Nothing outside the range is to be copied. From the entries below, reproduce exactly the lines starting at the one with "Rebuild this chart" and ending at the one with "from matplotlib.ticker import MultipleLocator", without pictures.

(Charts and diagrams as code)
= = = = =

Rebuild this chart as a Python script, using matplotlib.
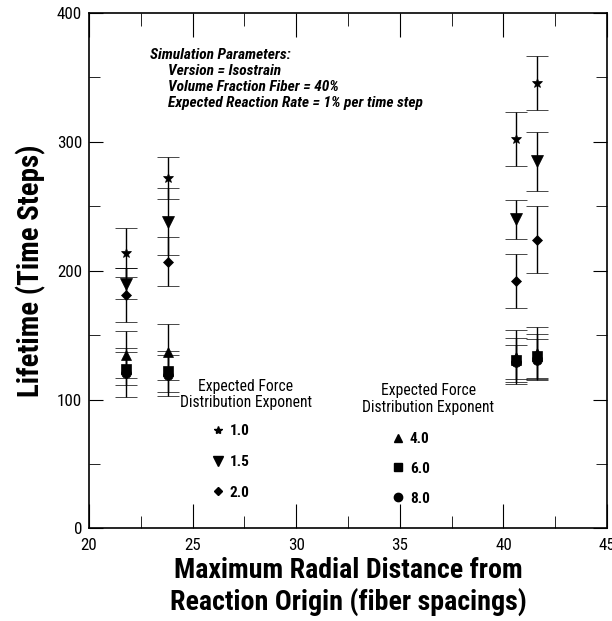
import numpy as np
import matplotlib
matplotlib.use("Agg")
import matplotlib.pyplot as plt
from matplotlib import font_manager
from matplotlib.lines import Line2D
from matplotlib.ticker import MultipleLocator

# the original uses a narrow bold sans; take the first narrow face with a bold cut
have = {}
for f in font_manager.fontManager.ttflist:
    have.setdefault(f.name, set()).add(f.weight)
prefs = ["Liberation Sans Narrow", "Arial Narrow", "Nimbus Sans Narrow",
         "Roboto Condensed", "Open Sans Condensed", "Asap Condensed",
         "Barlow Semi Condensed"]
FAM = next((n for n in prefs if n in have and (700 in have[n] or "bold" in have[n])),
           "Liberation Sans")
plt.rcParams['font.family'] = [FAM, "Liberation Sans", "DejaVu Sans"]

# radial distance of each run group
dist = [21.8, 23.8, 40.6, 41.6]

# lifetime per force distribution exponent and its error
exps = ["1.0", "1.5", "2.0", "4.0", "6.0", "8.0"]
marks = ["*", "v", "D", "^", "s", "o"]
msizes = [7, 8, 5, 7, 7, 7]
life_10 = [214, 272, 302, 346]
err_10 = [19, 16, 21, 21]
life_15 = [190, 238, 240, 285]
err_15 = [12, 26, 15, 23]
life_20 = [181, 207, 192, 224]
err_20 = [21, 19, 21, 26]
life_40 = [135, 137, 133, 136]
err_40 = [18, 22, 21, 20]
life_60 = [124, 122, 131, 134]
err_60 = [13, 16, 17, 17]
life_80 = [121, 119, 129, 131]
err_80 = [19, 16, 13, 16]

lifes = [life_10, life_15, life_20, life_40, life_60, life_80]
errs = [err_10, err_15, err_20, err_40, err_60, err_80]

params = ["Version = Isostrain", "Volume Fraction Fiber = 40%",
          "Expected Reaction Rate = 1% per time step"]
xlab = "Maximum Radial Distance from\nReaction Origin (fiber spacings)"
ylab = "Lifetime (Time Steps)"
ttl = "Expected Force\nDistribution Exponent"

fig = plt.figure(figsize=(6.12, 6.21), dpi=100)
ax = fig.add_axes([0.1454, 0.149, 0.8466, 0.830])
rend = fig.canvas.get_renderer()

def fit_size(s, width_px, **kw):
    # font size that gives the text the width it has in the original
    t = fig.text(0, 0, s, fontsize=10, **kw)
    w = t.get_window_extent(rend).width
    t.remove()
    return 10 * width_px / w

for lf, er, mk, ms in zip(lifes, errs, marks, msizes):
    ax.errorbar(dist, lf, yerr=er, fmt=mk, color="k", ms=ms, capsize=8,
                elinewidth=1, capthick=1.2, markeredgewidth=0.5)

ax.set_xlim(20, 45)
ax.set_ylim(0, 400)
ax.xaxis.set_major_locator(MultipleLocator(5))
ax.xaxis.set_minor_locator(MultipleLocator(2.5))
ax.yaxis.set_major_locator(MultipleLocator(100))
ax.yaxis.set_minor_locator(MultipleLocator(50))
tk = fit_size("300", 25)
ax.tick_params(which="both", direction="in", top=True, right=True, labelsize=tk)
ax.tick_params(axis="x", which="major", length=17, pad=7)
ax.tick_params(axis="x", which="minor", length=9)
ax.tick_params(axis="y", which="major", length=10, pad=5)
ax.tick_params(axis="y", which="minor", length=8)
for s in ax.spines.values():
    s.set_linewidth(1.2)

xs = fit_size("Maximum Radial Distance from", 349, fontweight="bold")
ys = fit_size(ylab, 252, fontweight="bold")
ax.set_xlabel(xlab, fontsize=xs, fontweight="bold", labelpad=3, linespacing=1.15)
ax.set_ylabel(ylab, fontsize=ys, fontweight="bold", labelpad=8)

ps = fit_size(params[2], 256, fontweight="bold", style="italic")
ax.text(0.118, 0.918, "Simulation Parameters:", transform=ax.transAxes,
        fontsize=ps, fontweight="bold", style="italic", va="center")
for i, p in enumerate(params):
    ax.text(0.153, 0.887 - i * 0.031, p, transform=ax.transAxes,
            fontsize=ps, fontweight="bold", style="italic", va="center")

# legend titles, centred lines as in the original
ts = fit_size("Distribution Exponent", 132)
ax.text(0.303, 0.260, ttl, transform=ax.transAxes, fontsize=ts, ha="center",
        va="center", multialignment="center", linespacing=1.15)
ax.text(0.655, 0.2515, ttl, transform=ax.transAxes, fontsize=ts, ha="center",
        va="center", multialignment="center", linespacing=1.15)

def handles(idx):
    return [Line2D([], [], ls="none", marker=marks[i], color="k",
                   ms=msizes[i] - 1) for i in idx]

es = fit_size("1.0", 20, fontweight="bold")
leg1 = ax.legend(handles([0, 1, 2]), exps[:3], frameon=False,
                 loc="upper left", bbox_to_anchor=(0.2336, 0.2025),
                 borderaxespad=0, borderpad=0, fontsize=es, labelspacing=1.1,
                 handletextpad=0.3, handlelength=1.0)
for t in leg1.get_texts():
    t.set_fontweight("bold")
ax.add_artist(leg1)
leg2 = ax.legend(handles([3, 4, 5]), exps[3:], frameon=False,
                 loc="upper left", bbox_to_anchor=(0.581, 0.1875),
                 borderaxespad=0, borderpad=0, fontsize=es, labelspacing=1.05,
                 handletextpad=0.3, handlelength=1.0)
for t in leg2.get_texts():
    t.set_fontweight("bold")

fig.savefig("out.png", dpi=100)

= = = = =

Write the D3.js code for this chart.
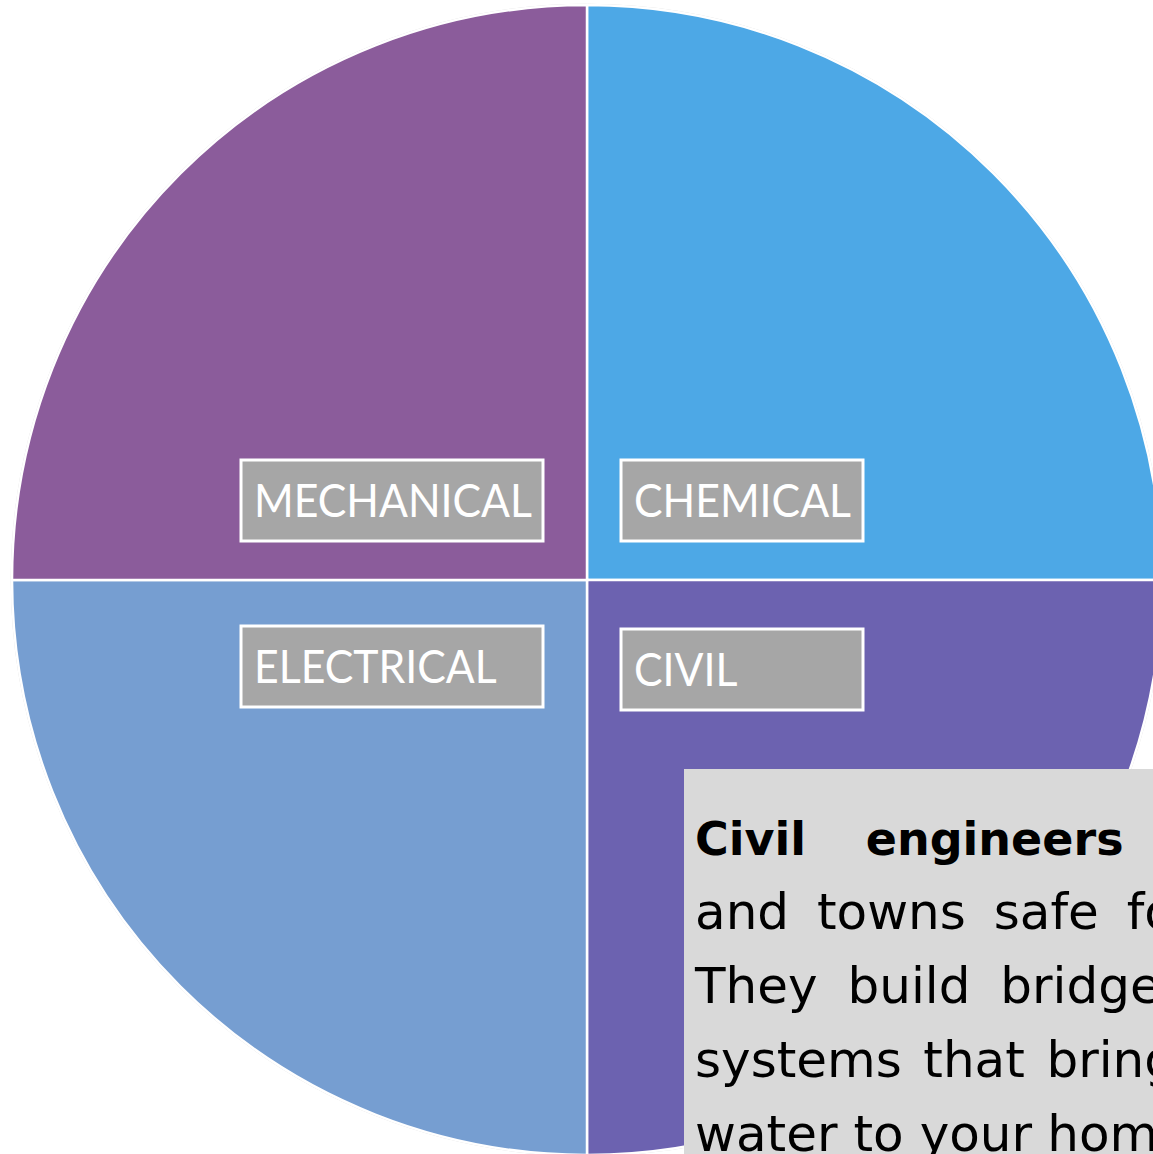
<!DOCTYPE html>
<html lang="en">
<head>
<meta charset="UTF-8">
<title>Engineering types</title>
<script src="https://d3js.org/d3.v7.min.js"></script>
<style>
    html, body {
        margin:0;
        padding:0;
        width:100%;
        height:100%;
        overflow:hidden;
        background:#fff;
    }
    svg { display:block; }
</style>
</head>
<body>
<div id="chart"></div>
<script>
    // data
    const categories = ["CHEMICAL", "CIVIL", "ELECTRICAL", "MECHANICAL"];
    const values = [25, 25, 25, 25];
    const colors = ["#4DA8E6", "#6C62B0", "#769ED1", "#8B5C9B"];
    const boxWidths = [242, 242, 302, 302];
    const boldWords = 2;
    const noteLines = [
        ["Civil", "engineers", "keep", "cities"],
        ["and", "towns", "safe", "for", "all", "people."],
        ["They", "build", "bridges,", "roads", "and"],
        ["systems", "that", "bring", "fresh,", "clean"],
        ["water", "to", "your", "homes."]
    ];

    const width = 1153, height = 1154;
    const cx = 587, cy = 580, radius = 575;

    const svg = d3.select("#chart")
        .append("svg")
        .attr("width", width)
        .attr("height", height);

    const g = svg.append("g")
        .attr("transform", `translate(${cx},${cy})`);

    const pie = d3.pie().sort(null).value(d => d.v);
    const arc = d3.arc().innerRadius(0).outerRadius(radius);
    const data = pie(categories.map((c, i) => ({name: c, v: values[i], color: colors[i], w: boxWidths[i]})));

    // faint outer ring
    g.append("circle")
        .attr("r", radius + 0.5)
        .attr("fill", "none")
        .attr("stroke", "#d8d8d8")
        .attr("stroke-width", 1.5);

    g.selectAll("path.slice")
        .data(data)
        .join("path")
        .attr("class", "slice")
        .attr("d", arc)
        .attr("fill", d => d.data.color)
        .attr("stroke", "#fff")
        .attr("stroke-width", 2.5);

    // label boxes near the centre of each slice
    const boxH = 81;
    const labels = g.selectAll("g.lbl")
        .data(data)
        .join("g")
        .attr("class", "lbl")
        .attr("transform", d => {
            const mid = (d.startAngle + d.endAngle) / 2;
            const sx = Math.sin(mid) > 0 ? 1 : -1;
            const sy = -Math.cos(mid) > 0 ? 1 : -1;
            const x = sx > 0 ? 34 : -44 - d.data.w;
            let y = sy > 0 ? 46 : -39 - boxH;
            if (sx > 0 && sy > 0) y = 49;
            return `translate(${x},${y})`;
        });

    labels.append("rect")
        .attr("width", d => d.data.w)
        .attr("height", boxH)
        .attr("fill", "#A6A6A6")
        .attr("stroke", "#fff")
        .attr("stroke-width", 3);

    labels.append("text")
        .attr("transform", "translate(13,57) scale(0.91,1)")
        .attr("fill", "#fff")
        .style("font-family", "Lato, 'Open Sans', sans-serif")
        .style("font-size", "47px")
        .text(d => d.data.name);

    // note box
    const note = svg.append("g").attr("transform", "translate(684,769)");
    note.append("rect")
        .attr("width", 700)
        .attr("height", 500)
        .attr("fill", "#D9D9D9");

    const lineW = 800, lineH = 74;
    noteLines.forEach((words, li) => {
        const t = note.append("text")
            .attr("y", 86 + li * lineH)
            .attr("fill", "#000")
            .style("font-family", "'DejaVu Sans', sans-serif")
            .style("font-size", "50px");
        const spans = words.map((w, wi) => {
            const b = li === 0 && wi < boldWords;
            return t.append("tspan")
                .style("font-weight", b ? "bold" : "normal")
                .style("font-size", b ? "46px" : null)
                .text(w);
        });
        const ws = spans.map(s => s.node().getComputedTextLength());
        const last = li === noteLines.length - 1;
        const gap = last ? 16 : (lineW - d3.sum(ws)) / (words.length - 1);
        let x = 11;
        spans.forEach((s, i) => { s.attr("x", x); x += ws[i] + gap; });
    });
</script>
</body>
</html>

= = = = =

Task answer:
Rebuild this chart as a Python script, using matplotlib.
import numpy as np
import matplotlib
matplotlib.use("Agg")
import matplotlib.pyplot as plt
from matplotlib import font_manager
from matplotlib.lines import Line2D
from matplotlib.ticker import MultipleLocator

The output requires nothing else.